If the testator doesn’t want the ordinary inheritance of his digital data to all of his heirs, but instead wants to pass it exclusively to one or more specific persons (heirs or other persons), he has to make certain dispositions in his lifetime. Of course, if he is the only one who knows about the digital data, he can pass the access keys to his assignee and all the other heirs won’t know about it. Different national law representatives do not agree whether the testator can by means of testamentary disposition assure, that only the assignee does notice of his digital data. The problem here is, that with the opening of the will at the latest, the other heirs should get knowledge of the existence of digital data and will be authorized (under many national laws, e.g. in Switzerland[4]) to get to know the digital data based on their information right as heirs.

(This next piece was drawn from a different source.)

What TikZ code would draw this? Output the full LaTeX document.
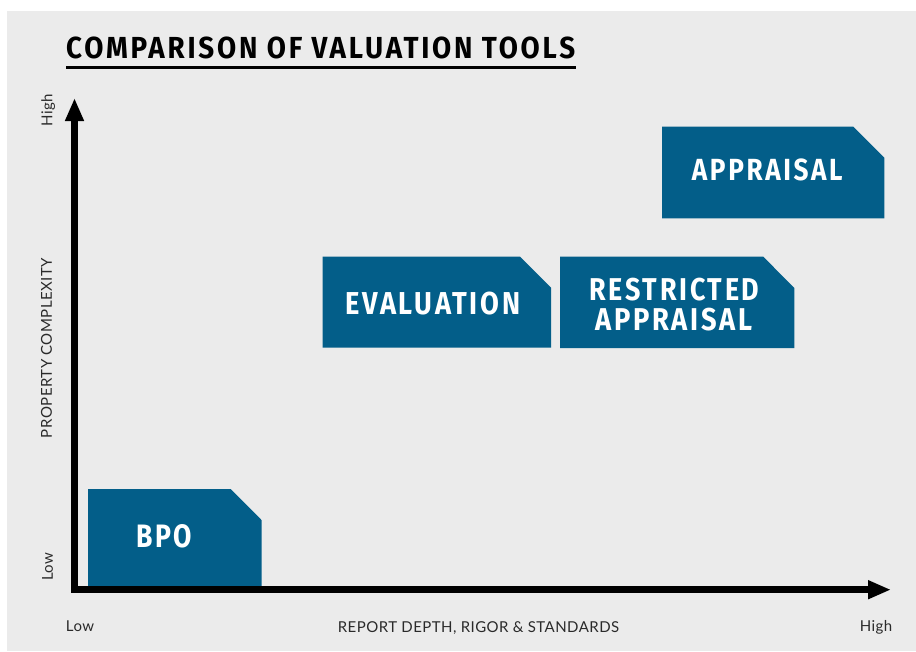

Not even a declared will of confidentiality of the testator is preferential to the information right of the heirs. This is understandable in a way, as it protects the minimum legal portion of each heir if the digital data has monetary value. All the same the testator can partially assure that his will is going to be respected by downgrading those who do not respect his declared confidentiality will to the minimum legal portion.

Limitations and alternatives

In absence of solutions that can provide the above application the probably simplest approach to digital inheritance is to create regularly a backup of the most important assets and deposit it offsite (e.g. a bank vault) and consequently determine a single person (lawyer, partner, children) that will post-mortem distribute the data. This should also include a list of passwords to online (and local) accounts. Obvious challenges are here in the area of security, data readability (are there still readers for the media, are there still programs for the files) and manageability (uptodateness of the backup as well as assignments to heirs).